* **INSTRUCTION**: Quote every line of the data below as it stands, omitting pictures.

+++

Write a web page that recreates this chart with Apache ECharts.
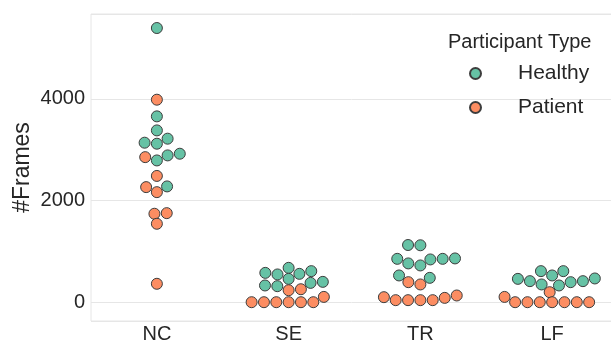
<!DOCTYPE html>
<html><head><meta charset="utf-8">
<script src="https://cdn.jsdelivr.net/npm/echarts@6/dist/echarts.min.js"></script>
<style>html,body{margin:0;padding:0;background:#fff}#c{width:611px;height:343px}</style>
</head><body><div id="c"></div>
<script>
const categories = ['NC', 'SE', 'TR', 'LF'];
const groupNames = ['Healthy', 'Patient'];
const yTickValues = [0, 2000, 4000];

const healthyNC = [5394, 3656, 3380, 3217, 3138, 3118, 2921, 2888, 2789, 2278];
const healthySE = [676, 611, 577, 558, 546, 459, 400, 380, 329, 315];
const healthyTR = [1125, 1120, 861, 853, 853, 841, 763, 723, 526, 479];
const healthyLF = [611, 611, 526, 467, 459, 414, 414, 394, 349, 329];

const patientNC = [3984, 2854, 2484, 2264, 2165, 1752, 1740, 1543, 362];
const patientSE = [255, 235, 104, 0, 0, 0, 0, 0, 0];
const patientTR = [394, 349, 132, 99, 85, 40, 40, 40, 40];
const patientLF = [197, 104, 0, 0, 0, 0, 0, 0, 0];

const healthy = [healthyNC, healthySE, healthyTR, healthyLF];
const patient = [patientNC, patientSE, patientTR, patientLF];

const FONT = 'Liberation Sans, Arial, Helvetica, sans-serif';
const TEXT = '#262626';

const chart = echarts.init(document.getElementById('c'), null, {renderer: 'canvas'});

function rawData(groups) {
  const out = [];
  groups.forEach((vals, ci) => vals.forEach(v => out.push([ci, v])));
  return out;
}

const baseStyle = {borderColor: '#3d3d3d', borderWidth: 1, opacity: 1};

const option = {
  animation: false,
  backgroundColor: '#ffffff',
  textStyle: {fontFamily: FONT},
  grid: {left: 91, right: -7, top: 14, bottom: 22, show: true, borderColor: '#e6e6e6', borderWidth: 1,
         containLabel: false, outerBoundsMode: 'none'},
  xAxis: [
    {type: 'category', data: categories, boundaryGap: true,
     axisLine: {show: false}, axisTick: {show: false}, splitLine: {show: false},
     axisLabel: {fontSize: 20, color: TEXT, margin: 3, fontFamily: FONT}},
    {type: 'value', min: -0.5, max: 3.5, show: false, splitLine: {show: false}}
  ],
  yAxis: {
    type: 'value', min: -370, max: 5670, splitNumber: 3,
    name: '#Frames', nameLocation: 'middle', nameRotate: 90, nameGap: 57, nameMoveOverlap: false,
    nameTextStyle: {fontSize: 23, color: TEXT, fontFamily: FONT},
    axisLine: {show: false}, axisTick: {show: false},
    axisLabel: {fontSize: 20, color: TEXT, margin: 6, fontFamily: FONT, showMinLabel: false, showMaxLabel: false,
      formatter: v => (yTickValues.indexOf(v) >= 0 ? String(v) : '')},
    splitLine: {lineStyle: {color: '#e6e6e6', width: 1}}
  },
  legend: {
    orient: 'vertical', left: 469, top: 63, padding: 0, itemGap: 13,
    icon: 'circle', itemWidth: 11, itemHeight: 11,
    textStyle: {fontSize: 21, color: TEXT, fontFamily: FONT, padding: [0, 0, 0, 32]},
    data: groupNames
  },
  graphic: [{
    type: 'text', left: 448, top: 32,
    style: {text: 'Participant Type', fontSize: 20, fill: TEXT, fontFamily: FONT}
  }],
  series: [
    {name: 'Healthy', type: 'scatter', xAxisIndex: 1, yAxisIndex: 0, symbolSize: 11,
     itemStyle: Object.assign({color: '#66c2a5'}, baseStyle), emphasis: {disabled: true},
     data: rawData(healthy)},
    {name: 'Patient', type: 'scatter', xAxisIndex: 1, yAxisIndex: 0, symbolSize: 11,
     itemStyle: Object.assign({color: '#fc8d62'}, baseStyle), emphasis: {disabled: true},
     data: rawData(patient)}
  ]
};
chart.setOption(option);

// Beeswarm layout (seaborn-style swarm), computed in pixel space relative to the category centre
const R = 5.875;      // swarm radius in px
const KY = 1.15;      // vertical weighting of distances used by the swarm
function beeswarm(items) {
  const order = items.map((it, i) => i).sort((a, b) => (items[a].y - items[b].y) || (a - b));
  const placed = [];
  const res = new Array(items.length);
  order.forEach((idx, k) => {
    const it = items[idx];
    let cand = 0;
    if (k > 0) {
      const neighbors = [];
      for (let j = placed.length - 1; j >= 0; j--) {
        if (it.y - placed[j].y < it.r + placed[j].r) neighbors.push(placed[j]); else break;
      }
      neighbors.reverse();
      const cands = [0];
      let leftFirst = true;
      neighbors.forEach(n => {
        const dy = it.y - n.y;
        const dx = Math.sqrt(Math.max((it.r + n.r) ** 2 - dy * dy, 0)) * 1.05;
        if (leftFirst) cands.push(n.x - dx, n.x + dx); else cands.push(n.x + dx, n.x - dx);
        leftFirst = !leftFirst;
      });
      const sorted = cands.map((c, i) => [c, i]).sort((a, b) => (Math.abs(a[0]) - Math.abs(b[0])) || (a[1] - b[1]));
      if (neighbors.length) {
        for (const [c] of sorted) {
          let ok = true;
          for (const n of neighbors) {
            const dx = n.x - c, dy = n.y - it.y;
            if (dx * dx + dy * dy < (n.r + it.r) ** 2 - 1e-9) { ok = false; break; }
          }
          if (ok) { cand = c; break; }
        }
      }
    }
    placed.push({x: cand, y: it.y, r: it.r});
    res[idx] = cand;
  });
  return res;
}

const pxPerX = chart.convertToPixel({xAxisIndex: 1}, 1) - chart.convertToPixel({xAxisIndex: 1}, 0);
const hData = [], pData = [];
categories.forEach((cat, ci) => {
  const items = [];
  healthy[ci].forEach(v => items.push({v, g: 0}));
  patient[ci].forEach(v => items.push({v, g: 1}));
  const sw = beeswarm(items.map(it => ({y: -KY * chart.convertToPixel({yAxisIndex: 0}, it.v), r: R})));
  items.forEach((it, i) => {
    (it.g === 0 ? hData : pData).push([ci + sw[i] / pxPerX, it.v]);
  });
});
chart.setOption({series: [{name: 'Healthy', data: hData}, {name: 'Patient', data: pData}]});
</script>
</body></html>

+++

* **TASK ANSWER**:
Write a web page that recreates this chart with Apache ECharts.
<!DOCTYPE html>
<html><head><meta charset="utf-8">
<script src="https://cdn.jsdelivr.net/npm/echarts@6/dist/echarts.min.js"></script>
<style>html,body{margin:0;padding:0;background:#fff}#c{width:611px;height:343px}</style>
</head><body><div id="c"></div>
<script>
const categories = ['NC', 'SE', 'TR', 'LF'];
const groupNames = ['Healthy', 'Patient'];
const yTickValues = [0, 2000, 4000];

const healthyNC = [5394, 3656, 3380, 3217, 3138, 3118, 2921, 2888, 2789, 2278];
const healthySE = [676, 611, 577, 558, 546, 459, 400, 380, 329, 315];
const healthyTR = [1125, 1120, 861, 853, 853, 841, 763, 723, 526, 479];
const healthyLF = [611, 611, 526, 467, 459, 414, 414, 394, 349, 329];

const patientNC = [3984, 2854, 2484, 2264, 2165, 1752, 1740, 1543, 362];
const patientSE = [255, 235, 104, 0, 0, 0, 0, 0, 0];
const patientTR = [394, 349, 132, 99, 85, 40, 40, 40, 40];
const patientLF = [197, 104, 0, 0, 0, 0, 0, 0, 0];

const healthy = [healthyNC, healthySE, healthyTR, healthyLF];
const patient = [patientNC, patientSE, patientTR, patientLF];

const FONT = 'Liberation Sans, Arial, Helvetica, sans-serif';
const TEXT = '#262626';

const chart = echarts.init(document.getElementById('c'), null, {renderer: 'canvas'});

function rawData(groups) {
  const out = [];
  groups.forEach((vals, ci) => vals.forEach(v => out.push([ci, v])));
  return out;
}

const baseStyle = {borderColor: '#3d3d3d', borderWidth: 1, opacity: 1};

const option = {
  animation: false,
  backgroundColor: '#ffffff',
  textStyle: {fontFamily: FONT},
  grid: {left: 91, right: -7, top: 14, bottom: 22, show: true, borderColor: '#e6e6e6', borderWidth: 1,
         containLabel: false, outerBoundsMode: 'none'},
  xAxis: [
    {type: 'category', data: categories, boundaryGap: true,
     axisLine: {show: false}, axisTick: {show: false}, splitLine: {show: false},
     axisLabel: {fontSize: 20, color: TEXT, margin: 3, fontFamily: FONT}},
    {type: 'value', min: -0.5, max: 3.5, show: false, splitLine: {show: false}}
  ],
  yAxis: {
    type: 'value', min: -370, max: 5670, splitNumber: 3,
    name: '#Frames', nameLocation: 'middle', nameRotate: 90, nameGap: 57, nameMoveOverlap: false,
    nameTextStyle: {fontSize: 23, color: TEXT, fontFamily: FONT},
    axisLine: {show: false}, axisTick: {show: false},
    axisLabel: {fontSize: 20, color: TEXT, margin: 6, fontFamily: FONT, showMinLabel: false, showMaxLabel: false,
      formatter: v => (yTickValues.indexOf(v) >= 0 ? String(v) : '')},
    splitLine: {lineStyle: {color: '#e6e6e6', width: 1}}
  },
  legend: {
    orient: 'vertical', left: 469, top: 63, padding: 0, itemGap: 13,
    icon: 'circle', itemWidth: 11, itemHeight: 11,
    textStyle: {fontSize: 21, color: TEXT, fontFamily: FONT, padding: [0, 0, 0, 32]},
    data: groupNames
  },
  graphic: [{
    type: 'text', left: 448, top: 32,
    style: {text: 'Participant Type', fontSize: 20, fill: TEXT, fontFamily: FONT}
  }],
  series: [
    {name: 'Healthy', type: 'scatter', xAxisIndex: 1, yAxisIndex: 0, symbolSize: 11,
     itemStyle: Object.assign({color: '#66c2a5'}, baseStyle), emphasis: {disabled: true},
     data: rawData(healthy)},
    {name: 'Patient', type: 'scatter', xAxisIndex: 1, yAxisIndex: 0, symbolSize: 11,
     itemStyle: Object.assign({color: '#fc8d62'}, baseStyle), emphasis: {disabled: true},
     data: rawData(patient)}
  ]
};
chart.setOption(option);

// Beeswarm layout (seaborn-style swarm), computed in pixel space relative to the category centre
const R = 5.875;      // swarm radius in px
const KY = 1.15;      // vertical weighting of distances used by the swarm
function beeswarm(items) {
  const order = items.map((it, i) => i).sort((a, b) => (items[a].y - items[b].y) || (a - b));
  const placed = [];
  const res = new Array(items.length);
  order.forEach((idx, k) => {
    const it = items[idx];
    let cand = 0;
    if (k > 0) {
      const neighbors = [];
      for (let j = placed.length - 1; j >= 0; j--) {
        if (it.y - placed[j].y < it.r + placed[j].r) neighbors.push(placed[j]); else break;
      }
      neighbors.reverse();
      const cands = [0];
      let leftFirst = true;
      neighbors.forEach(n => {
        const dy = it.y - n.y;
        const dx = Math.sqrt(Math.max((it.r + n.r) ** 2 - dy * dy, 0)) * 1.05;
        if (leftFirst) cands.push(n.x - dx, n.x + dx); else cands.push(n.x + dx, n.x - dx);
        leftFirst = !leftFirst;
      });
      const sorted = cands.map((c, i) => [c, i]).sort((a, b) => (Math.abs(a[0]) - Math.abs(b[0])) || (a[1] - b[1]));
      if (neighbors.length) {
        for (const [c] of sorted) {
          let ok = true;
          for (const n of neighbors) {
            const dx = n.x - c, dy = n.y - it.y;
            if (dx * dx + dy * dy < (n.r + it.r) ** 2 - 1e-9) { ok = false; break; }
          }
          if (ok) { cand = c; break; }
        }
      }
    }
    placed.push({x: cand, y: it.y, r: it.r});
    res[idx] = cand;
  });
  return res;
}

const pxPerX = chart.convertToPixel({xAxisIndex: 1}, 1) - chart.convertToPixel({xAxisIndex: 1}, 0);
const hData = [], pData = [];
categories.forEach((cat, ci) => {
  const items = [];
  healthy[ci].forEach(v => items.push({v, g: 0}));
  patient[ci].forEach(v => items.push({v, g: 1}));
  const sw = beeswarm(items.map(it => ({y: -KY * chart.convertToPixel({yAxisIndex: 0}, it.v), r: R})));
  items.forEach((it, i) => {
    (it.g === 0 ? hData : pData).push([ci + sw[i] / pxPerX, it.v]);
  });
});
chart.setOption({series: [{name: 'Healthy', data: hData}, {name: 'Patient', data: pData}]});
</script>
</body></html>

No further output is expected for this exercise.